** Start Material shown **
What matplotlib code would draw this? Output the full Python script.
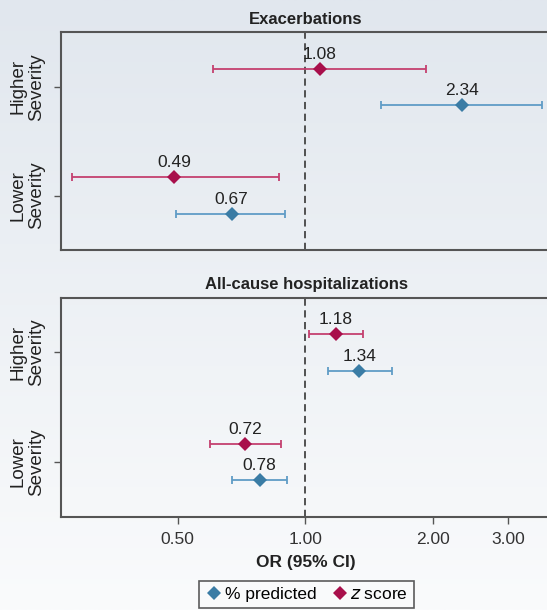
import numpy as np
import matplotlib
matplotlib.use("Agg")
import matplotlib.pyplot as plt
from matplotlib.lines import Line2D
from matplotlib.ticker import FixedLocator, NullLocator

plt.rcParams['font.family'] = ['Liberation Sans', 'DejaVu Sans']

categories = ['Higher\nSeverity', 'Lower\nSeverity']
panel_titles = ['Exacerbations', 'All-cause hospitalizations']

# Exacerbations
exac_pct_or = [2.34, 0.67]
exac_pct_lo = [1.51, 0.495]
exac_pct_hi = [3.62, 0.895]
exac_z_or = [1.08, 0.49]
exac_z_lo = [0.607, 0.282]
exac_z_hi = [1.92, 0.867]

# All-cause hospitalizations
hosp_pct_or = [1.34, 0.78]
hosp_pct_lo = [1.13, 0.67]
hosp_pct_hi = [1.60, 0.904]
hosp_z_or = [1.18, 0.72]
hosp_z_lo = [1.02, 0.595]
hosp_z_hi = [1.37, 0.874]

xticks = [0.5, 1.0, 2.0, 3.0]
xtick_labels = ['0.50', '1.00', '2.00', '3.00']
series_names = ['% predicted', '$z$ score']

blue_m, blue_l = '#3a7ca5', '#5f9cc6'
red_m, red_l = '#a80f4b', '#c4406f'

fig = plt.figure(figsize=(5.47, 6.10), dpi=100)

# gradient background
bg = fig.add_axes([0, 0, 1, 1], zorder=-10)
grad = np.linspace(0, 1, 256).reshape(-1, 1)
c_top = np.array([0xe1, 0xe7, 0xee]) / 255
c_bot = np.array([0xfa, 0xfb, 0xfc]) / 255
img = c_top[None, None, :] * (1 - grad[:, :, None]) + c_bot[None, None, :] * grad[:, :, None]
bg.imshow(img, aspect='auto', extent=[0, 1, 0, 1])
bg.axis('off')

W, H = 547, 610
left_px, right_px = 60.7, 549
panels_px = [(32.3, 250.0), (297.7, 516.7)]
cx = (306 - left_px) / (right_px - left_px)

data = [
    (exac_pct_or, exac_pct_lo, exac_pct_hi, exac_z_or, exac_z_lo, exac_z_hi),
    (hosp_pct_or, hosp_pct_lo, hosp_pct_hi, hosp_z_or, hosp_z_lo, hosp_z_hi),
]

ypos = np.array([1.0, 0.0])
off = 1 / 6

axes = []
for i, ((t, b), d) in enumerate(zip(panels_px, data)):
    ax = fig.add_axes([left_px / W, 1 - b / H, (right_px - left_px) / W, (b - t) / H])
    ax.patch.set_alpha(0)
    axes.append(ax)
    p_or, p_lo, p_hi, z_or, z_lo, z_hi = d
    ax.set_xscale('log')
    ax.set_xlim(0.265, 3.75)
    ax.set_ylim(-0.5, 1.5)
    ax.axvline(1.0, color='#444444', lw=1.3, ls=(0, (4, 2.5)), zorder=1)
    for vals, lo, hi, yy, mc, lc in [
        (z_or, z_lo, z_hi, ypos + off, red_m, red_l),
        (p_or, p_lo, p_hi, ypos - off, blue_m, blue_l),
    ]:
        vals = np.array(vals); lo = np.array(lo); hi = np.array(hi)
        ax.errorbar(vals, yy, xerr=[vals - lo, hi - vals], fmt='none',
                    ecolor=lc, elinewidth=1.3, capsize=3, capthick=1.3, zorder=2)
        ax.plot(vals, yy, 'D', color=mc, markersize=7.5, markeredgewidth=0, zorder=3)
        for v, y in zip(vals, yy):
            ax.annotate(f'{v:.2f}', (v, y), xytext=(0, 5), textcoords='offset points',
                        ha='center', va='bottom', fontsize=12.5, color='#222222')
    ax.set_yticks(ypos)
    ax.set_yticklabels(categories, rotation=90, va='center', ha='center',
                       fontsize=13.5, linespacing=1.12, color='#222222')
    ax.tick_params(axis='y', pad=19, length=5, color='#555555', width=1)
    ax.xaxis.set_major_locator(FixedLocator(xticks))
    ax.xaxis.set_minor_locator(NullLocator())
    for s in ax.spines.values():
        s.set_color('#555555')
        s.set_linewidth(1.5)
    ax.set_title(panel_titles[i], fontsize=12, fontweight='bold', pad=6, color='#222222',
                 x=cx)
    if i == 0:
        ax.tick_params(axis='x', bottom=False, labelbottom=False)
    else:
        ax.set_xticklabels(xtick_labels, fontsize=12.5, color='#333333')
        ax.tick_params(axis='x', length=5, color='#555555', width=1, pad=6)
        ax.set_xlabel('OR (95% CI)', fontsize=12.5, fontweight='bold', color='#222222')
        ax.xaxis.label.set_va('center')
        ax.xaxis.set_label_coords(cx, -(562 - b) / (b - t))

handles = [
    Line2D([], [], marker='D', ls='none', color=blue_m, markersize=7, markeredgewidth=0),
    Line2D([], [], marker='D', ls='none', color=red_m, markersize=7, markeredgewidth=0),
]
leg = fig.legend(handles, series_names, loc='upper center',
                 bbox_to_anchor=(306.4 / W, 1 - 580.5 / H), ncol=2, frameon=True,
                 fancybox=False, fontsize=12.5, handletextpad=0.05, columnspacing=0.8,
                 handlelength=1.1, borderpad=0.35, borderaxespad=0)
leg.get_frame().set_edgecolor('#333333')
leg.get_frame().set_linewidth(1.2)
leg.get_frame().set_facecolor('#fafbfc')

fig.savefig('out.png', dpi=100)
** End Material shown **
** Start Material shown **
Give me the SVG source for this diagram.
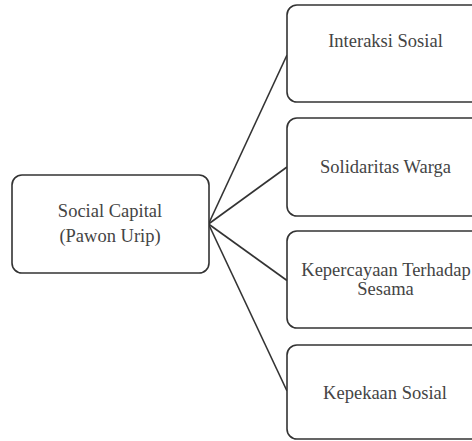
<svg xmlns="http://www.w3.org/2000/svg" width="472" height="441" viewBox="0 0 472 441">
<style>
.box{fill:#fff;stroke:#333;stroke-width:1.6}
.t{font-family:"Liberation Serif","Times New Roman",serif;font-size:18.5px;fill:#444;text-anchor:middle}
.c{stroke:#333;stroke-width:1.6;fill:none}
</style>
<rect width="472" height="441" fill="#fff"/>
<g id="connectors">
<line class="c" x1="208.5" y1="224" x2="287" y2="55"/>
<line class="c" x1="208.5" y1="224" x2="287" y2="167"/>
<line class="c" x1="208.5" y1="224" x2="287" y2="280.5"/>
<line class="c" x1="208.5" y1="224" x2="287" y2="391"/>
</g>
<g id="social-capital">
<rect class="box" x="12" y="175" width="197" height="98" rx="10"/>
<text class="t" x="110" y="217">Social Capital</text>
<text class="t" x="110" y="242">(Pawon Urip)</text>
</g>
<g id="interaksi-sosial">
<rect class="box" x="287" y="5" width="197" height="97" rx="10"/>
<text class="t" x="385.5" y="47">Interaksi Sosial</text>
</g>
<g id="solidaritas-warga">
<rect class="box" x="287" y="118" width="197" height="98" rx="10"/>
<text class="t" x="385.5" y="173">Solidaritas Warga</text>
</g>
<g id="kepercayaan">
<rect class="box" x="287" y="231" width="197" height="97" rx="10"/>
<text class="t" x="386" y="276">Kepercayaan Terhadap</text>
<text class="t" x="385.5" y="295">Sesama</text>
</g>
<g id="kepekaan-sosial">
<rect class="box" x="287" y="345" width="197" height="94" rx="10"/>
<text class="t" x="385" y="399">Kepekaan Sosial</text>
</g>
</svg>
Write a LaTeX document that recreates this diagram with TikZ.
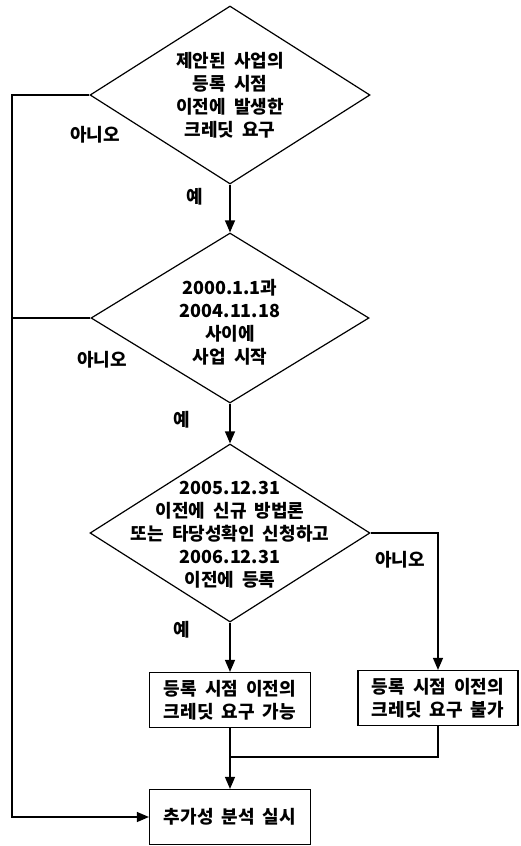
** End Material shown **
** Start Material shown **
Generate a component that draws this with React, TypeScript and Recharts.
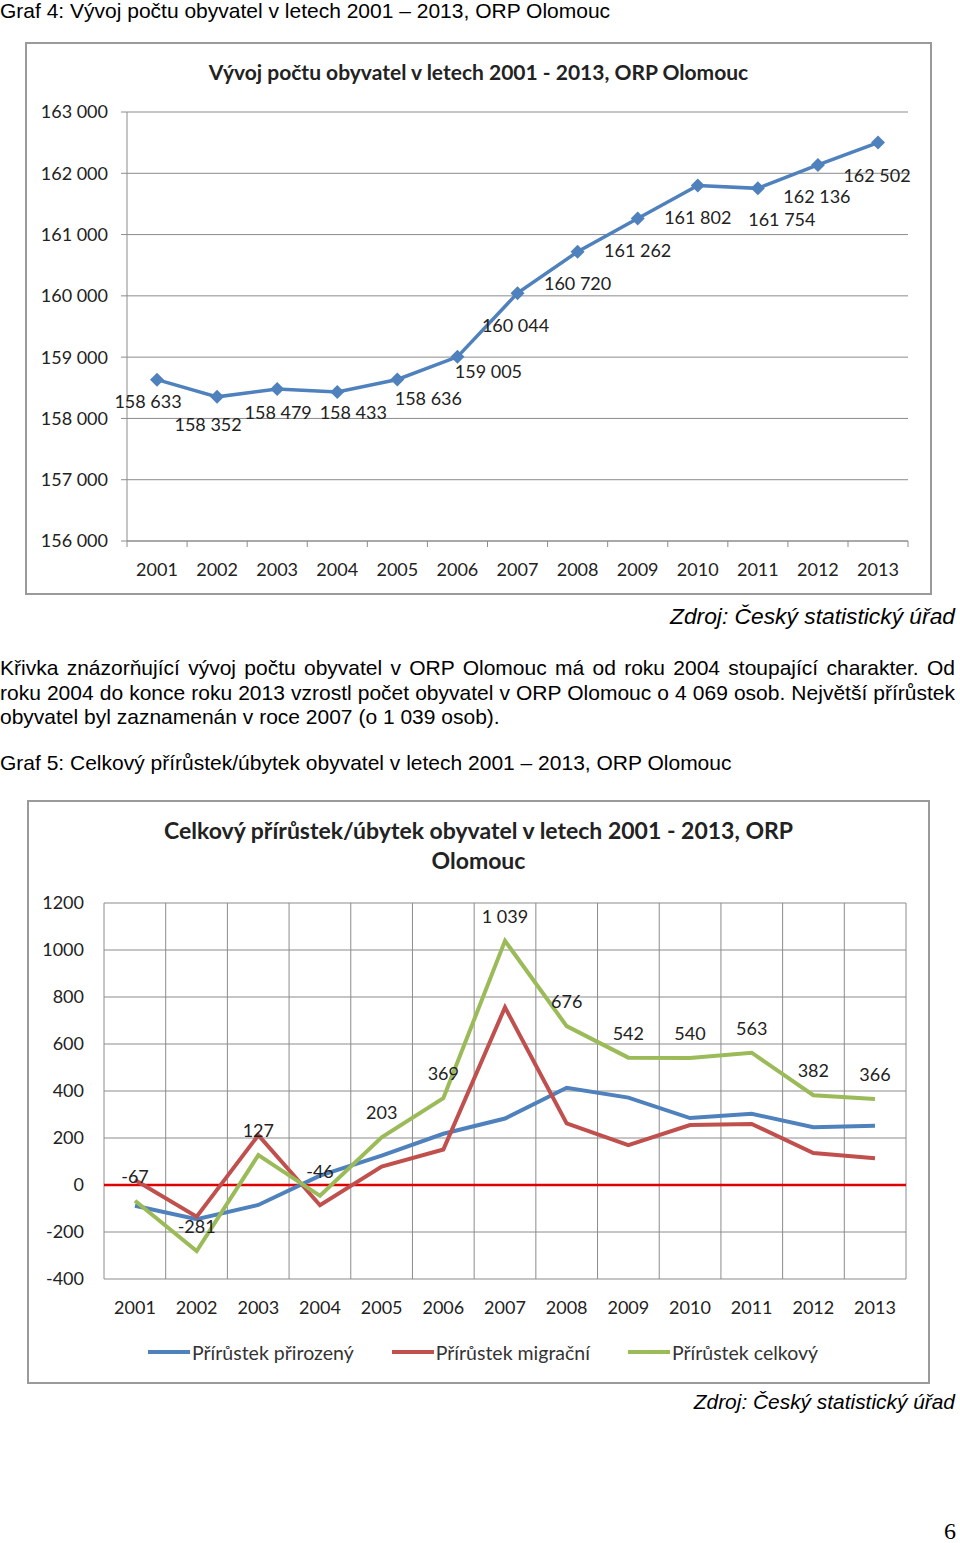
** End Material shown **
▶ _Written request_
The lines to reproduce run from the one above containing "What matplotlib code" through the one containing "exac_z_hi = [1.92, 0.867]". Copy them exactly and leave out all pictures.

▶ _Solution for this task_
What matplotlib code would draw this? Output the full Python script.
import numpy as np
import matplotlib
matplotlib.use("Agg")
import matplotlib.pyplot as plt
from matplotlib.lines import Line2D
from matplotlib.ticker import FixedLocator, NullLocator

plt.rcParams['font.family'] = ['Liberation Sans', 'DejaVu Sans']

categories = ['Higher\nSeverity', 'Lower\nSeverity']
panel_titles = ['Exacerbations', 'All-cause hospitalizations']

# Exacerbations
exac_pct_or = [2.34, 0.67]
exac_pct_lo = [1.51, 0.495]
exac_pct_hi = [3.62, 0.895]
exac_z_or = [1.08, 0.49]
exac_z_lo = [0.607, 0.282]
exac_z_hi = [1.92, 0.867]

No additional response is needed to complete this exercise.